▶ Short problem
Among the entries that follow, locate the line with "Convert this chart" and the line with "bg.axis('off')". Output those lines and all lines in between, exactly, minus the pictures.
-- start Recorded data --
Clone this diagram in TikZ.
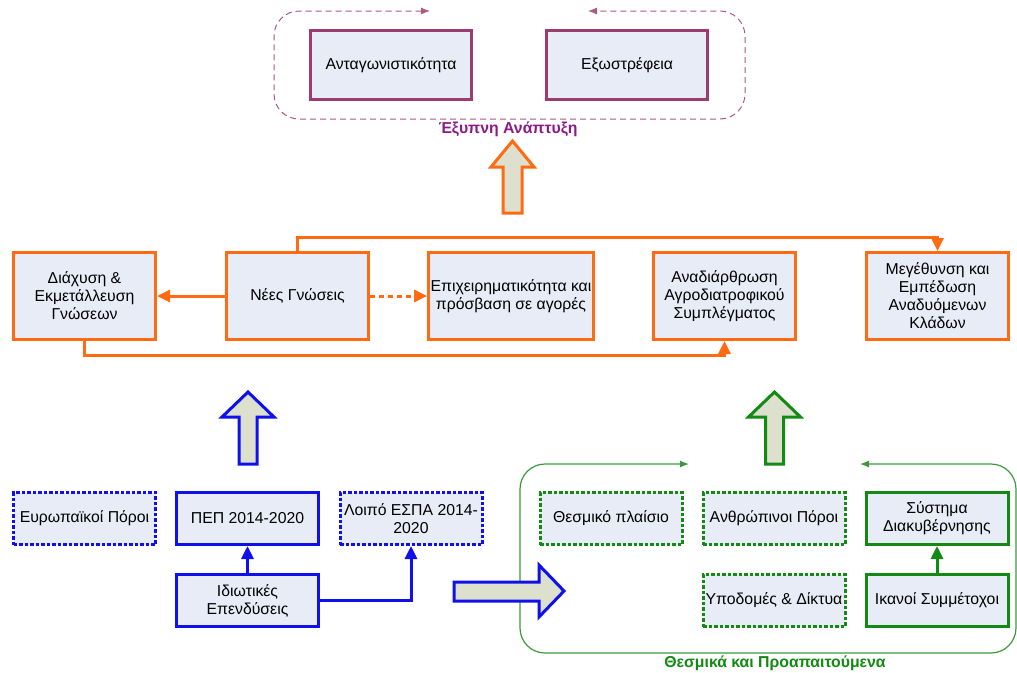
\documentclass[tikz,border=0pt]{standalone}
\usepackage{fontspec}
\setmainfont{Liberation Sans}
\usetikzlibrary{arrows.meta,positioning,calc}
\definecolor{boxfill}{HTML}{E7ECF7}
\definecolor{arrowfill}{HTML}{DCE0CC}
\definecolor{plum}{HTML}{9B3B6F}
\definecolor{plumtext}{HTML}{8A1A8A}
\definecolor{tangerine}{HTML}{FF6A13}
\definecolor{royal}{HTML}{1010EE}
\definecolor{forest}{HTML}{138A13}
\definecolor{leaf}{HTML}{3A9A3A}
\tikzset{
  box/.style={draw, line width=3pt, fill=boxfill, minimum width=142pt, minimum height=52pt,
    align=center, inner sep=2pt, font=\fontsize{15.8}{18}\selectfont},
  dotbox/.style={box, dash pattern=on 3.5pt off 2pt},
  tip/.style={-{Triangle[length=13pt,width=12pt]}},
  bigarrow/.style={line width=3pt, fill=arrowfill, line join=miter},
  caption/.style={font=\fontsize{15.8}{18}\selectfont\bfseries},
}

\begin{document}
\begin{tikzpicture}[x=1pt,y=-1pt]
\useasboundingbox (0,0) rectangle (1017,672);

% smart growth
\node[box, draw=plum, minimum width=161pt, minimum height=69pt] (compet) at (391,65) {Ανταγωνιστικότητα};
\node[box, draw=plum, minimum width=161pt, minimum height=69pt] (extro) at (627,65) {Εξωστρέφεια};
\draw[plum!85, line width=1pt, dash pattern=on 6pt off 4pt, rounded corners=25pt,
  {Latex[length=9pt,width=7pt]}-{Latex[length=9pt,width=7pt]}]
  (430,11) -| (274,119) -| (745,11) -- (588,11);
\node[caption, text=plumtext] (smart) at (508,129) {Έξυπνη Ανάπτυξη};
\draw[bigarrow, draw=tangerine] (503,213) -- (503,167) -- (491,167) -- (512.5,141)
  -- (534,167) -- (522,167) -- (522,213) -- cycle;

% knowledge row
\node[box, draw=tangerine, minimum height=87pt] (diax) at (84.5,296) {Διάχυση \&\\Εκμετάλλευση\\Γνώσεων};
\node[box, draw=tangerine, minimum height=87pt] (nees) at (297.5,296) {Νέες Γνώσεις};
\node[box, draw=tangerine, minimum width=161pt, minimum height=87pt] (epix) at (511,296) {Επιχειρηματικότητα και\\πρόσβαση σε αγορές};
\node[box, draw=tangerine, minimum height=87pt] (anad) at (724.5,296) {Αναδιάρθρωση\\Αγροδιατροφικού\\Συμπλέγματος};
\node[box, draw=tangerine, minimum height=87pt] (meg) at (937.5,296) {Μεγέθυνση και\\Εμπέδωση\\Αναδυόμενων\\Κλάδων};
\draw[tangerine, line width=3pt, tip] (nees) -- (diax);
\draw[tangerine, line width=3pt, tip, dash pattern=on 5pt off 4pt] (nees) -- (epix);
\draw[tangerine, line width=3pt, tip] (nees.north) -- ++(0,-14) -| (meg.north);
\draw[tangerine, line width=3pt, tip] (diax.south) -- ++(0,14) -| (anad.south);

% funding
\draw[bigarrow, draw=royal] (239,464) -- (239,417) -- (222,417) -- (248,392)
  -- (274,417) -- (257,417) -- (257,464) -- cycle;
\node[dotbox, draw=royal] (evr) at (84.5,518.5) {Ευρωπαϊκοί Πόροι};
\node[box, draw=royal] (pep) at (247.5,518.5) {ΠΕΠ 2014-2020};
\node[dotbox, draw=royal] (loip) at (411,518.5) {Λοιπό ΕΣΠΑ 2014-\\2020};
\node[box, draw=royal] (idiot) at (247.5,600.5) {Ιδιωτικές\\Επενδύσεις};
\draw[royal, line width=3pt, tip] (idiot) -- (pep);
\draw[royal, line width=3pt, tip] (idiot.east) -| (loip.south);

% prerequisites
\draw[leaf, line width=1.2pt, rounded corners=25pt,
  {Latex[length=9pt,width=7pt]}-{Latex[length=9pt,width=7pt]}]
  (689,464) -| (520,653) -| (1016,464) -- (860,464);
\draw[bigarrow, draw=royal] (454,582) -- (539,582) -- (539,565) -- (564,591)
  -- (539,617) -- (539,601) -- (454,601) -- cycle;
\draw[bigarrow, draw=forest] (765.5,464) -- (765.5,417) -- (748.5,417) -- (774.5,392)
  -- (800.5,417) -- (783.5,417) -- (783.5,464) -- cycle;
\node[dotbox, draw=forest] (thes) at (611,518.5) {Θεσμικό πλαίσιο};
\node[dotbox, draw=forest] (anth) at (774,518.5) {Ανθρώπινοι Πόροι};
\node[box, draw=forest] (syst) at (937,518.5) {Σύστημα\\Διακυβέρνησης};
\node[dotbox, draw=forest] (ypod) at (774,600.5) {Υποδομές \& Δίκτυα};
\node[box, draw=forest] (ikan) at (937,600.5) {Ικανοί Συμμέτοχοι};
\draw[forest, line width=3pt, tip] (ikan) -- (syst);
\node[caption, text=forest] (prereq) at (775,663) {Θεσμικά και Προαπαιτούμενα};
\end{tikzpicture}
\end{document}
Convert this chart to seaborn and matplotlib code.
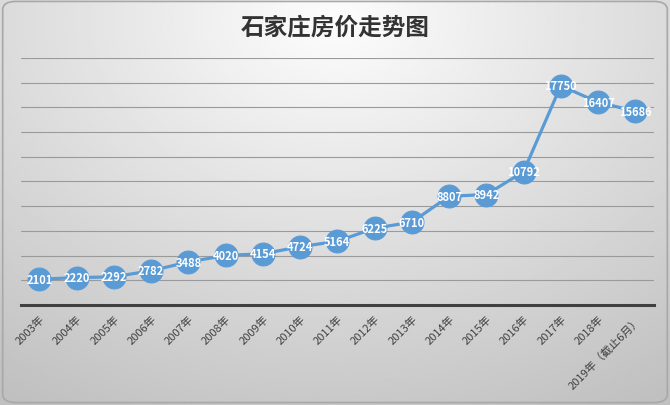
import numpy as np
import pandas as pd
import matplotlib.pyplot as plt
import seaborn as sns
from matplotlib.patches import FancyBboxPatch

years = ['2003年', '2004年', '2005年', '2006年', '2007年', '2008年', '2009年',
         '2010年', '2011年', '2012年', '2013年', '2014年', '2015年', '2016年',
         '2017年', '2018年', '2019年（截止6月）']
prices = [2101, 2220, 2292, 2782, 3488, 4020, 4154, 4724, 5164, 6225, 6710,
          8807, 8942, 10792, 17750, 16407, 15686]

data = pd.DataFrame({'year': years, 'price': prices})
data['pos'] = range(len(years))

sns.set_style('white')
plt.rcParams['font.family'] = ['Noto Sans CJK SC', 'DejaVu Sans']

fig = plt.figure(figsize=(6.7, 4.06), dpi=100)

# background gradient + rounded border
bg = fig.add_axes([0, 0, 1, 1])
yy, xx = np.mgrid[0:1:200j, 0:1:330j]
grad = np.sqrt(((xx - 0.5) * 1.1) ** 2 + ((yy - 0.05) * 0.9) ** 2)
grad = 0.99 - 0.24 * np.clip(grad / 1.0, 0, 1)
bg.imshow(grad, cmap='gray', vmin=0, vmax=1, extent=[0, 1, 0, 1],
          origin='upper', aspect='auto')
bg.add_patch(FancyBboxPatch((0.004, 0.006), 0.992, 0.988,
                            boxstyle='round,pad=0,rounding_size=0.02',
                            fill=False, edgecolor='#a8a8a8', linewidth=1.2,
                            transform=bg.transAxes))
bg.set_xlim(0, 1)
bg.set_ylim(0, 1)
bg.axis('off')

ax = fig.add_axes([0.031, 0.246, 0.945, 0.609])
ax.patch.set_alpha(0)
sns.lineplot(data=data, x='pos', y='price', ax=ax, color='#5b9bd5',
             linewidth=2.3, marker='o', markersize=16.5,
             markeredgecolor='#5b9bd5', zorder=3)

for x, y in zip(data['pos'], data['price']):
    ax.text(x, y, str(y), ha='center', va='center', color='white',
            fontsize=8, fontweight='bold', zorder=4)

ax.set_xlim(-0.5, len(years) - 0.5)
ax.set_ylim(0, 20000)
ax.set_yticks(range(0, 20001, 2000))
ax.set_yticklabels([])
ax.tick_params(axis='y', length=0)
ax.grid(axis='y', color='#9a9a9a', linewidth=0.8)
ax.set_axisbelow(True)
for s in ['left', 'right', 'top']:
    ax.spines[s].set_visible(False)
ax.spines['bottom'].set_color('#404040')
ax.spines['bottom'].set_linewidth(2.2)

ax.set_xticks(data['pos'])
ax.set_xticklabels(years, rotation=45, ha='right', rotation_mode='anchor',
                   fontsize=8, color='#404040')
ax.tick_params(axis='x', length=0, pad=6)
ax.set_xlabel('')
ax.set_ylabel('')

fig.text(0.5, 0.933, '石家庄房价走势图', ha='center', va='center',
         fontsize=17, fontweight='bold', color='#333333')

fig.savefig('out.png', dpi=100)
-- end Recorded data --
▶ Finished exercise
Convert this chart to seaborn and matplotlib code.
import numpy as np
import pandas as pd
import matplotlib.pyplot as plt
import seaborn as sns
from matplotlib.patches import FancyBboxPatch

years = ['2003年', '2004年', '2005年', '2006年', '2007年', '2008年', '2009年',
         '2010年', '2011年', '2012年', '2013年', '2014年', '2015年', '2016年',
         '2017年', '2018年', '2019年（截止6月）']
prices = [2101, 2220, 2292, 2782, 3488, 4020, 4154, 4724, 5164, 6225, 6710,
          8807, 8942, 10792, 17750, 16407, 15686]

data = pd.DataFrame({'year': years, 'price': prices})
data['pos'] = range(len(years))

sns.set_style('white')
plt.rcParams['font.family'] = ['Noto Sans CJK SC', 'DejaVu Sans']

fig = plt.figure(figsize=(6.7, 4.06), dpi=100)

# background gradient + rounded border
bg = fig.add_axes([0, 0, 1, 1])
yy, xx = np.mgrid[0:1:200j, 0:1:330j]
grad = np.sqrt(((xx - 0.5) * 1.1) ** 2 + ((yy - 0.05) * 0.9) ** 2)
grad = 0.99 - 0.24 * np.clip(grad / 1.0, 0, 1)
bg.imshow(grad, cmap='gray', vmin=0, vmax=1, extent=[0, 1, 0, 1],
          origin='upper', aspect='auto')
bg.add_patch(FancyBboxPatch((0.004, 0.006), 0.992, 0.988,
                            boxstyle='round,pad=0,rounding_size=0.02',
                            fill=False, edgecolor='#a8a8a8', linewidth=1.2,
                            transform=bg.transAxes))
bg.set_xlim(0, 1)
bg.set_ylim(0, 1)
bg.axis('off')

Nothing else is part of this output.